-- Start --

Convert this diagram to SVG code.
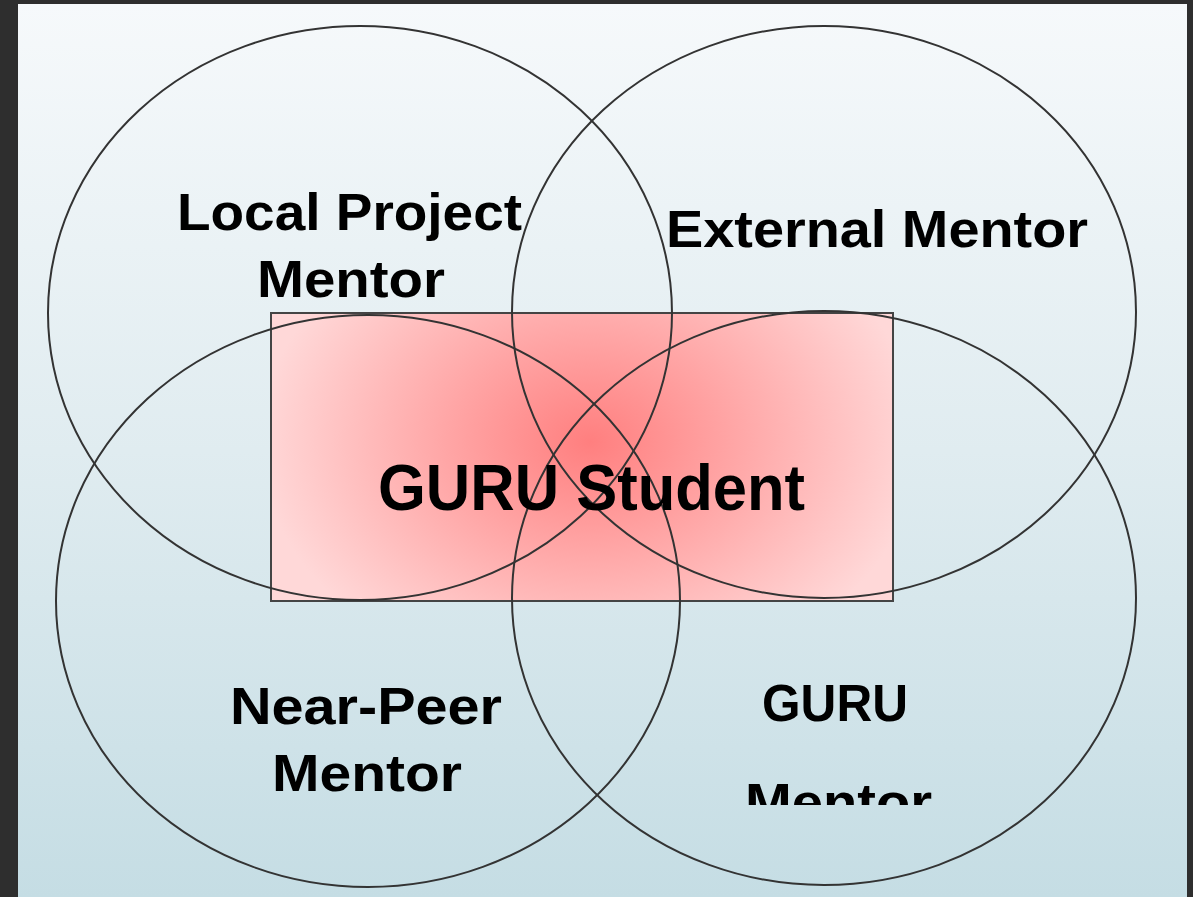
<svg xmlns="http://www.w3.org/2000/svg" width="1193" height="897" viewBox="0 0 1193 897">
<defs>
<linearGradient id="bg" x1="0" y1="0" x2="0" y2="1">
<stop offset="0" stop-color="#f6f9fb"/>
<stop offset="0.5" stop-color="#e0ecf0"/>
<stop offset="1" stop-color="#c5dde4"/>
</linearGradient>
<radialGradient id="rg" gradientUnits="userSpaceOnUse" cx="590" cy="442" r="330" gradientTransform="translate(590 442) scale(1 0.75) translate(-590 -442)">
<stop offset="0" stop-color="#ff7f7f"/>
<stop offset="1" stop-color="#ffd8d8"/>
</radialGradient>
<clipPath id="cut"><rect x="0" y="0" width="1193" height="805"/></clipPath>
<style>
.c{fill:none;stroke:#333;stroke-width:2}
.t{font-family:"Liberation Sans",Arial,sans-serif;font-weight:bold;font-size:52px;fill:#000;text-anchor:middle}
.b{font-size:65px}
</style>
</defs>
<rect x="0" y="0" width="1193" height="897" fill="#2e2e2e"/>
<rect x="18" y="4" width="1169" height="893" fill="url(#bg)"/>
<g id="student">
<rect x="271" y="313" width="622" height="288" fill="url(#rg)" stroke="#444" stroke-width="2"/>
</g>
<g id="circles">
<ellipse id="local" class="c" cx="360" cy="313" rx="312" ry="287"/>
<ellipse id="external" class="c" cx="824" cy="312" rx="312" ry="286"/>
<ellipse id="nearpeer" class="c" cx="368" cy="601" rx="312" ry="286"/>
<ellipse id="guru" class="c" cx="824" cy="598" rx="312" ry="287"/>
</g>
<g id="labels">
<text class="t" x="349.5" y="230" textLength="345" lengthAdjust="spacingAndGlyphs">Local Project</text>
<text class="t" x="351" y="297" textLength="188" lengthAdjust="spacingAndGlyphs">Mentor</text>
<text class="t" x="877" y="247" textLength="422" lengthAdjust="spacingAndGlyphs">External Mentor</text>
<text class="t b" x="591.5" y="510" textLength="427" lengthAdjust="spacingAndGlyphs">GURU Student</text>
<text class="t" x="366" y="724" textLength="272" lengthAdjust="spacingAndGlyphs">Near-Peer</text>
<text class="t" x="367" y="791" textLength="190" lengthAdjust="spacingAndGlyphs">Mentor</text>
<text class="t" x="835" y="721" textLength="146" lengthAdjust="spacingAndGlyphs">GURU</text>
<text class="t" x="838.5" y="820" textLength="187" lengthAdjust="spacingAndGlyphs" clip-path="url(#cut)">Mentor</text>
</g>
</svg>
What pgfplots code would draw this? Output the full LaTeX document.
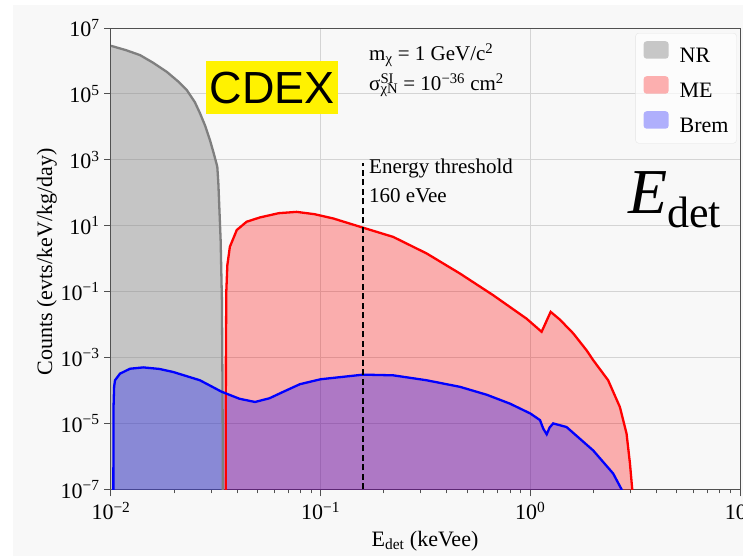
\documentclass[border=0pt]{standalone}
\usepackage{fontspec}
\setmainfont{Liberation Serif}
\newfontfamily\arial{Liberation Sans}
\usepackage{pgfplots}
\pgfplotsset{compat=1.18}
\definecolor{bgc}{HTML}{F8F8F8}
\definecolor{axc}{HTML}{505050}
\definecolor{gridc}{HTML}{D4D4D4}
\definecolor{nrline}{HTML}{7F7F7F}

\pgfplotstableread{
x y
0.01 2.88e6
0.01175 2.14e6
0.01374 1.51e6
0.01585 8.9e5
0.01845 4.68e5
0.02089 2.4e5
0.02296 1.32e5
0.02512 5.6e4
0.02655 2.63e4
0.02818 1.05e4
0.02965 3.98e3
0.0309 1.58e3
0.03214 617
0.03251 200
0.03289 31.6
0.03334 3.63
0.03381 0.055
0.03404 1e-4
0.0342 3.16e-8
}\nrdata

\pgfplotstableread{
x y
0.01 3.16e-8
0.01 2.88e6
0.01175 2.14e6
0.01374 1.51e6
0.01585 8.9e5
0.01845 4.68e5
0.02089 2.4e5
0.02296 1.32e5
0.02512 5.6e4
0.02655 2.63e4
0.02818 1.05e4
0.02965 3.98e3
0.0309 1.58e3
0.03214 617
0.03251 200
0.03289 31.6
0.03334 3.63
0.03381 0.055
0.03404 1e-4
0.0342 3.16e-8
}\nrfill

\pgfplotstableread{
x y
0.03524 3.16e-8
0.03532 1e-3
0.03548 0.1
0.03589 0.631
0.03690 2.29
0.03981 7.41
0.04436 13.2
0.05129 17.8
0.0631 24.0
0.07674 26.3
0.09333 22.4
0.1148 16.6
0.1538 9.33
0.2218 4.57
0.3199 1.445
0.4613 0.355
0.6653 0.0776
0.9594 0.0151
1.132 6.03e-3
1.25 0.0243
1.384 0.0141
1.603 5.37e-3
1.854 1.66e-3
1.995 8.32e-4
2.350 2.04e-4
2.673 3.16e-5
2.877 4.9e-6
2.985 6.3e-7
3.112 3.16e-8
}\medata

\pgfplotstableread{
x y
0.01026 3.16e-8
0.01028 3.0e-5
0.01035 1.29e-4
0.01045 2.04e-4
0.01104 3.24e-4
0.01233 4.57e-4
0.01426 5.01e-4
0.01700 4.50e-4
0.01982 3.63e-4
0.02655 2.04e-4
0.03373 9.12e-5
0.04100 5.60e-5
0.04864 4.47e-5
0.05700 5.80e-5
0.06637 9.12e-5
0.07962 1.55e-4
0.1 2.19e-4
0.1596 3.02e-4
0.2218 2.88e-4
0.3199 2.04e-4
0.4613 1.29e-4
0.6200 7.40e-5
0.7998 3.98e-5
1.000 2.00e-5
1.112 1.26e-5
1.153 6.9e-6
1.197 4.68e-6
1.236 7.5e-6
1.285 1.0e-5
1.489 7.76e-6
1.995 1.51e-6
2.483 3.02e-7
2.723 1.0e-7
2.786 3.16e-8
}\bremdata

\begin{document}
\begin{tikzpicture}[x=1pt,y=1pt]
\useasboundingbox (0,0) rectangle (743,558);
\fill[white] (0,0) rectangle (743,558);
\fill[bgc] (13,2) rectangle (743,553);
\begin{axis}[
  at={(111pt,68.7pt)}, anchor=south west,
  scale only axis, width=629pt, height=461.3pt,
  xmode=log, ymode=log,
  xmin=1e-2, xmax=1e1, ymin=1e-7, ymax=1e7,
  axis line style={axc, line width=1pt},
  tick style={axc, line width=1pt},
  major tick length=7pt, minor tick length=4pt,
  tick align=outside, xtick pos=lower, ytick pos=left,
  xtick={1e-2,1e-1,1e0,1e1},
  xticklabels={10\textsuperscript{−2},10\textsuperscript{−1},10\textsuperscript{0},10\textsuperscript{1}},
  minor xtick={2e-2,3e-2,4e-2,5e-2,6e-2,7e-2,8e-2,9e-2,2e-1,3e-1,4e-1,5e-1,6e-1,7e-1,8e-1,9e-1,2,3,4,5,6,7,8,9},
  ytick={1e-7,1e-5,1e-3,1e-1,1e1,1e3,1e5,1e7},
  yticklabels={10\textsuperscript{−7},10\textsuperscript{−5},10\textsuperscript{−3},10\textsuperscript{−1},10\textsuperscript{1},10\textsuperscript{3},10\textsuperscript{5},10\textsuperscript{7}},
  minor ytick={},
  ymajorgrids, xmajorgrids,
  major grid style={gridc, line width=1pt},
  ticklabel style={font=\fontsize{22}{24}\selectfont},
  xticklabel style={yshift=-2pt},
  yticklabel style={xshift=-1pt},
  legend style={at={(1,1)}, anchor=north east, xshift=-3.3pt, yshift=-5pt,
    draw=black!10, rounded corners=3pt, fill=white, fill opacity=0.7, text opacity=1,
    font=\fontsize{22}{24}\selectfont, inner sep=8pt, row sep=11pt, column sep=11pt,
    nodes={inner sep=0pt, text height=15pt, text depth=3pt}},
  legend cell align=left,
  legend image code/.code={\fill[#1, draw=none] (0pt,-2.5pt) rectangle (25pt,15pt);},
]
\addplot[draw=none, fill=gray, fill opacity=0.42] table[x=x,y=y] {\nrfill};
\addlegendentry{NR}
\addplot[draw=none, fill=red, fill opacity=0.3] table[x=x,y=y] {\medata};
\addlegendentry{ME}
\addplot[draw=none, fill=blue, fill opacity=0.3] table[x=x,y=y] {\bremdata};
\addlegendentry{Brem}
\addplot[forget plot, nrline, line width=2.3pt] table[x=x,y=y] {\nrdata};
\addplot[forget plot, red, line width=2.3pt] table[x=x,y=y] {\medata};
\addplot[forget plot, blue, line width=2.3pt] table[x=x,y=y] {\bremdata};
\addplot[forget plot, black, line width=2pt, dash pattern=on 6pt off 3.5pt] coordinates {(0.16,1e-7) (0.16,8e2)};
\end{axis}
\node[anchor=base, rotate=90, inner sep=0pt, font=\fontsize{22}{24}\selectfont] at (52,296) {Counts (evts/keV/kg/day)};
\node[anchor=base, inner sep=0pt, font=\fontsize{22}{24}\selectfont] at (425,12) {E\textsubscript{det} (keVee)};
\node[anchor=north west, fill=yellow, inner sep=0pt, minimum width=132pt, minimum height=53pt, font=\arial\fontsize{45}{45}\selectfont] at (206,497) {CDEX};
\node[anchor=base west, inner sep=0pt, font=\fontsize{21}{24}\selectfont] at (369,497.3) {m\textsubscript{χ} = 1 GeV/c\textsuperscript{2}};
\node[anchor=base west, inner sep=0pt, font=\fontsize{21}{24}\selectfont] at (369,467.3) {σ\rlap{\textsuperscript{SI}}\textsubscript{χN} = 10\textsuperscript{−36} cm\textsuperscript{2}};
\node[anchor=base west, inner sep=0pt, font=\fontsize{21}{24}\selectfont] at (369,384.7) {Energy threshold};
\node[anchor=base west, inner sep=0pt, font=\fontsize{21}{24}\selectfont] at (369,356) {160 eVee};
\node[anchor=base west, inner sep=0pt, font=\fontsize{64}{64}\selectfont] at (628,345) {\textit{E}\raisebox{-14pt}{\fontsize{44}{44}\selectfont det}};
\end{tikzpicture}
\end{document}
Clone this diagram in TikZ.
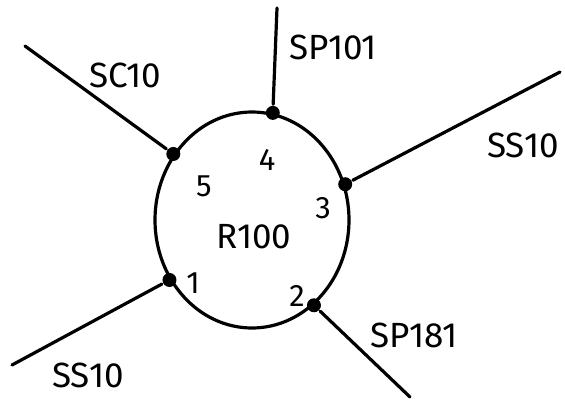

-- End --

Given task
In the entries above, some lines may contain the string "diagram"; report how many, without additional comment.

Output of the exercise
2